Given information ▸

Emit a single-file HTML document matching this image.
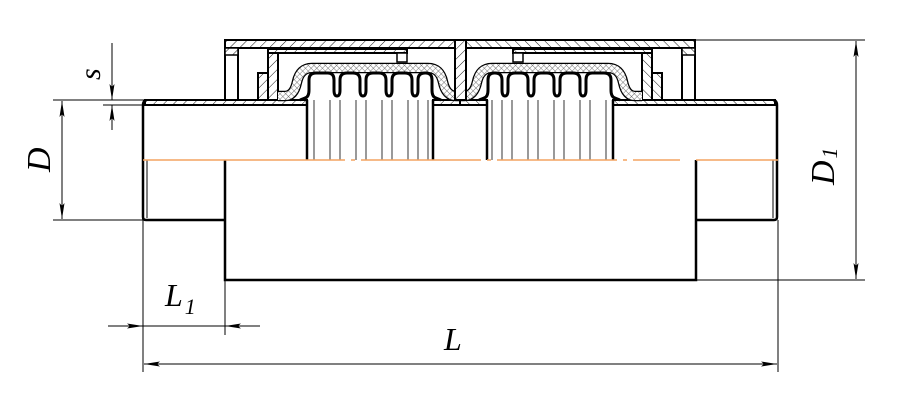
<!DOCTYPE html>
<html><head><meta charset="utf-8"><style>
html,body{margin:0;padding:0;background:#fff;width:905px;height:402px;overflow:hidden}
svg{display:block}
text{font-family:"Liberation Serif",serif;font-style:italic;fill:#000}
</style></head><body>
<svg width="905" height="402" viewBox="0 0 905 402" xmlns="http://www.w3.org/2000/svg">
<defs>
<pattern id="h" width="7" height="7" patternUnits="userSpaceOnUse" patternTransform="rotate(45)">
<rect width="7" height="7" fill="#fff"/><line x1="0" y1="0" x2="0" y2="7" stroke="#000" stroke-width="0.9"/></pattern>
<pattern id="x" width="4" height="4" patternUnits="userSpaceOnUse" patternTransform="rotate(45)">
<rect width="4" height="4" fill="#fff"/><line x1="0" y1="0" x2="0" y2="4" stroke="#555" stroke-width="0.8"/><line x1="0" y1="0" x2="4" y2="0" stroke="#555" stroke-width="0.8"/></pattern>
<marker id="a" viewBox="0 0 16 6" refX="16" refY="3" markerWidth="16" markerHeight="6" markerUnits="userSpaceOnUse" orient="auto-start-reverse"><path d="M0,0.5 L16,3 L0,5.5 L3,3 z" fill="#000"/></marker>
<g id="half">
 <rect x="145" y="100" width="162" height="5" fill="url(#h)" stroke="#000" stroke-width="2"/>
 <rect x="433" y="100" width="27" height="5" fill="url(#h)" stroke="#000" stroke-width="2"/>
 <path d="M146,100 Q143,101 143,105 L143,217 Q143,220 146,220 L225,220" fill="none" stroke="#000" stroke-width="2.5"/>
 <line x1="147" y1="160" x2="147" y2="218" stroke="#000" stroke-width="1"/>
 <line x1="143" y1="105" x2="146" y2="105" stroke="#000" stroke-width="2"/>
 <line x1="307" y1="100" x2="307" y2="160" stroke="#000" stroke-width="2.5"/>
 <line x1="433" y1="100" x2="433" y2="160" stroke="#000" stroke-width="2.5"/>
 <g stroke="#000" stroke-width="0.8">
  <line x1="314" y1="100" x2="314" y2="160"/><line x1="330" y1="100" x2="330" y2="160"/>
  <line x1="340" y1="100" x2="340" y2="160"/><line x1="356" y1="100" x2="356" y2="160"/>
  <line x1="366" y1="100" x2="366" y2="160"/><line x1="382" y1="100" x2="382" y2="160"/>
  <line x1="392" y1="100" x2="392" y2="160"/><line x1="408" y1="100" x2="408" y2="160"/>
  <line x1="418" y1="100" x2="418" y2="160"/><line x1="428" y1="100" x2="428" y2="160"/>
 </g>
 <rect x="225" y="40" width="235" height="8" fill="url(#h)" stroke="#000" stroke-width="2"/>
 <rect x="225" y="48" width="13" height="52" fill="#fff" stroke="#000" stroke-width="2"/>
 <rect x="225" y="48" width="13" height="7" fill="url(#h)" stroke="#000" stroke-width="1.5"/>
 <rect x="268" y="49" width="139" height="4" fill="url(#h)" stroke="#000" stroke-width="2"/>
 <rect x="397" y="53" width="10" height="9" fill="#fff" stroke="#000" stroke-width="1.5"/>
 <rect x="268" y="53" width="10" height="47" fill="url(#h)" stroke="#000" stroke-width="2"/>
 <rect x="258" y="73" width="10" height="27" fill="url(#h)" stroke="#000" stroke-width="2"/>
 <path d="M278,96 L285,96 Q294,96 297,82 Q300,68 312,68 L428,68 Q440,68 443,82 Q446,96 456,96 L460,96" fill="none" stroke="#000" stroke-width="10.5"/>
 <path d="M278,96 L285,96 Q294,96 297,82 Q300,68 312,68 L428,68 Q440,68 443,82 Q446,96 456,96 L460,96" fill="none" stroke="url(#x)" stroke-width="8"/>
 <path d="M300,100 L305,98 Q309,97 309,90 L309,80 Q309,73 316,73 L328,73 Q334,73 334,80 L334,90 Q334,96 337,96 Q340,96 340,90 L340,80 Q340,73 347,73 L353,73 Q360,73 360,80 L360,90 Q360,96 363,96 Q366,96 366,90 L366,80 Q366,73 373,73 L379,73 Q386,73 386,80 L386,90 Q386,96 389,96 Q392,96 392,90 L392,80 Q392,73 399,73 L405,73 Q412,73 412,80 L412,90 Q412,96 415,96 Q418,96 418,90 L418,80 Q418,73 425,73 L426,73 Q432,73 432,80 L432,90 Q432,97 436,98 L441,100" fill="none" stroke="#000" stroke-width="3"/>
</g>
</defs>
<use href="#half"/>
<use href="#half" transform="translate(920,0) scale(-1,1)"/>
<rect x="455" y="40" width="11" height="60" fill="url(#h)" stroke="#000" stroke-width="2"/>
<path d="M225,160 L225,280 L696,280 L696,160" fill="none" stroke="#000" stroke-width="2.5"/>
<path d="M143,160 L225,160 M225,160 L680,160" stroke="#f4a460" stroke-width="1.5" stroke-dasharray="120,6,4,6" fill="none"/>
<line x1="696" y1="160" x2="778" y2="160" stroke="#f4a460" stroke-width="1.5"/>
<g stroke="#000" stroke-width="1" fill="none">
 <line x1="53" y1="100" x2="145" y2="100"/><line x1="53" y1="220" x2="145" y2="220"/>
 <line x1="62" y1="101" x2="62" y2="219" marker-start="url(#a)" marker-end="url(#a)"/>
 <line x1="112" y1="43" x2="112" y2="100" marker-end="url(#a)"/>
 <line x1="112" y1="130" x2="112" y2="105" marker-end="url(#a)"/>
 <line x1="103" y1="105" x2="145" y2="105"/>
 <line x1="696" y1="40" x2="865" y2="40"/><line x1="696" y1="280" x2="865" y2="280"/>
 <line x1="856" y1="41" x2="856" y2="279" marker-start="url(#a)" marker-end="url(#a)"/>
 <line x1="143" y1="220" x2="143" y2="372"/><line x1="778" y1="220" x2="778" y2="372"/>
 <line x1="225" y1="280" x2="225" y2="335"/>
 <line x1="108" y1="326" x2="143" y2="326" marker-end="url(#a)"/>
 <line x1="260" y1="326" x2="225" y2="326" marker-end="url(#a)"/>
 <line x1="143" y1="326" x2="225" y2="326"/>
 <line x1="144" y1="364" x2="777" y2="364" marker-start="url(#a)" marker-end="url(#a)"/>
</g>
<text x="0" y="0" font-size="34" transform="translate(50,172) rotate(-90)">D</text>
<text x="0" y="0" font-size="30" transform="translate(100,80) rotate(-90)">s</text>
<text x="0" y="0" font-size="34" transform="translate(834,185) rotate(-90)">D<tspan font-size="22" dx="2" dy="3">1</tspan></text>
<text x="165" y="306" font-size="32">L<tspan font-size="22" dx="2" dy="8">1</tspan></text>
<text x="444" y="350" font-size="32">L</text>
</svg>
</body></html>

Goal of the exercise ▸ Replicate the material above verbatim; images stay out of the copy.

Written solution ▸
Emit a single-file HTML document matching this image.
<!DOCTYPE html>
<html><head><meta charset="utf-8"><style>
html,body{margin:0;padding:0;background:#fff;width:905px;height:402px;overflow:hidden}
svg{display:block}
text{font-family:"Liberation Serif",serif;font-style:italic;fill:#000}
</style></head><body>
<svg width="905" height="402" viewBox="0 0 905 402" xmlns="http://www.w3.org/2000/svg">
<defs>
<pattern id="h" width="7" height="7" patternUnits="userSpaceOnUse" patternTransform="rotate(45)">
<rect width="7" height="7" fill="#fff"/><line x1="0" y1="0" x2="0" y2="7" stroke="#000" stroke-width="0.9"/></pattern>
<pattern id="x" width="4" height="4" patternUnits="userSpaceOnUse" patternTransform="rotate(45)">
<rect width="4" height="4" fill="#fff"/><line x1="0" y1="0" x2="0" y2="4" stroke="#555" stroke-width="0.8"/><line x1="0" y1="0" x2="4" y2="0" stroke="#555" stroke-width="0.8"/></pattern>
<marker id="a" viewBox="0 0 16 6" refX="16" refY="3" markerWidth="16" markerHeight="6" markerUnits="userSpaceOnUse" orient="auto-start-reverse"><path d="M0,0.5 L16,3 L0,5.5 L3,3 z" fill="#000"/></marker>
<g id="half">
 <rect x="145" y="100" width="162" height="5" fill="url(#h)" stroke="#000" stroke-width="2"/>
 <rect x="433" y="100" width="27" height="5" fill="url(#h)" stroke="#000" stroke-width="2"/>
 <path d="M146,100 Q143,101 143,105 L143,217 Q143,220 146,220 L225,220" fill="none" stroke="#000" stroke-width="2.5"/>
 <line x1="147" y1="160" x2="147" y2="218" stroke="#000" stroke-width="1"/>
 <line x1="143" y1="105" x2="146" y2="105" stroke="#000" stroke-width="2"/>
 <line x1="307" y1="100" x2="307" y2="160" stroke="#000" stroke-width="2.5"/>
 <line x1="433" y1="100" x2="433" y2="160" stroke="#000" stroke-width="2.5"/>
 <g stroke="#000" stroke-width="0.8">
  <line x1="314" y1="100" x2="314" y2="160"/><line x1="330" y1="100" x2="330" y2="160"/>
  <line x1="340" y1="100" x2="340" y2="160"/><line x1="356" y1="100" x2="356" y2="160"/>
  <line x1="366" y1="100" x2="366" y2="160"/><line x1="382" y1="100" x2="382" y2="160"/>
  <line x1="392" y1="100" x2="392" y2="160"/><line x1="408" y1="100" x2="408" y2="160"/>
  <line x1="418" y1="100" x2="418" y2="160"/><line x1="428" y1="100" x2="428" y2="160"/>
 </g>
 <rect x="225" y="40" width="235" height="8" fill="url(#h)" stroke="#000" stroke-width="2"/>
 <rect x="225" y="48" width="13" height="52" fill="#fff" stroke="#000" stroke-width="2"/>
 <rect x="225" y="48" width="13" height="7" fill="url(#h)" stroke="#000" stroke-width="1.5"/>
 <rect x="268" y="49" width="139" height="4" fill="url(#h)" stroke="#000" stroke-width="2"/>
 <rect x="397" y="53" width="10" height="9" fill="#fff" stroke="#000" stroke-width="1.5"/>
 <rect x="268" y="53" width="10" height="47" fill="url(#h)" stroke="#000" stroke-width="2"/>
 <rect x="258" y="73" width="10" height="27" fill="url(#h)" stroke="#000" stroke-width="2"/>
 <path d="M278,96 L285,96 Q294,96 297,82 Q300,68 312,68 L428,68 Q440,68 443,82 Q446,96 456,96 L460,96" fill="none" stroke="#000" stroke-width="10.5"/>
 <path d="M278,96 L285,96 Q294,96 297,82 Q300,68 312,68 L428,68 Q440,68 443,82 Q446,96 456,96 L460,96" fill="none" stroke="url(#x)" stroke-width="8"/>
 <path d="M300,100 L305,98 Q309,97 309,90 L309,80 Q309,73 316,73 L328,73 Q334,73 334,80 L334,90 Q334,96 337,96 Q340,96 340,90 L340,80 Q340,73 347,73 L353,73 Q360,73 360,80 L360,90 Q360,96 363,96 Q366,96 366,90 L366,80 Q366,73 373,73 L379,73 Q386,73 386,80 L386,90 Q386,96 389,96 Q392,96 392,90 L392,80 Q392,73 399,73 L405,73 Q412,73 412,80 L412,90 Q412,96 415,96 Q418,96 418,90 L418,80 Q418,73 425,73 L426,73 Q432,73 432,80 L432,90 Q432,97 436,98 L441,100" fill="none" stroke="#000" stroke-width="3"/>
</g>
</defs>
<use href="#half"/>
<use href="#half" transform="translate(920,0) scale(-1,1)"/>
<rect x="455" y="40" width="11" height="60" fill="url(#h)" stroke="#000" stroke-width="2"/>
<path d="M225,160 L225,280 L696,280 L696,160" fill="none" stroke="#000" stroke-width="2.5"/>
<path d="M143,160 L225,160 M225,160 L680,160" stroke="#f4a460" stroke-width="1.5" stroke-dasharray="120,6,4,6" fill="none"/>
<line x1="696" y1="160" x2="778" y2="160" stroke="#f4a460" stroke-width="1.5"/>
<g stroke="#000" stroke-width="1" fill="none">
 <line x1="53" y1="100" x2="145" y2="100"/><line x1="53" y1="220" x2="145" y2="220"/>
 <line x1="62" y1="101" x2="62" y2="219" marker-start="url(#a)" marker-end="url(#a)"/>
 <line x1="112" y1="43" x2="112" y2="100" marker-end="url(#a)"/>
 <line x1="112" y1="130" x2="112" y2="105" marker-end="url(#a)"/>
 <line x1="103" y1="105" x2="145" y2="105"/>
 <line x1="696" y1="40" x2="865" y2="40"/><line x1="696" y1="280" x2="865" y2="280"/>
 <line x1="856" y1="41" x2="856" y2="279" marker-start="url(#a)" marker-end="url(#a)"/>
 <line x1="143" y1="220" x2="143" y2="372"/><line x1="778" y1="220" x2="778" y2="372"/>
 <line x1="225" y1="280" x2="225" y2="335"/>
 <line x1="108" y1="326" x2="143" y2="326" marker-end="url(#a)"/>
 <line x1="260" y1="326" x2="225" y2="326" marker-end="url(#a)"/>
 <line x1="143" y1="326" x2="225" y2="326"/>
 <line x1="144" y1="364" x2="777" y2="364" marker-start="url(#a)" marker-end="url(#a)"/>
</g>
<text x="0" y="0" font-size="34" transform="translate(50,172) rotate(-90)">D</text>
<text x="0" y="0" font-size="30" transform="translate(100,80) rotate(-90)">s</text>
<text x="0" y="0" font-size="34" transform="translate(834,185) rotate(-90)">D<tspan font-size="22" dx="2" dy="3">1</tspan></text>
<text x="165" y="306" font-size="32">L<tspan font-size="22" dx="2" dy="8">1</tspan></text>
<text x="444" y="350" font-size="32">L</text>
</svg>
</body></html>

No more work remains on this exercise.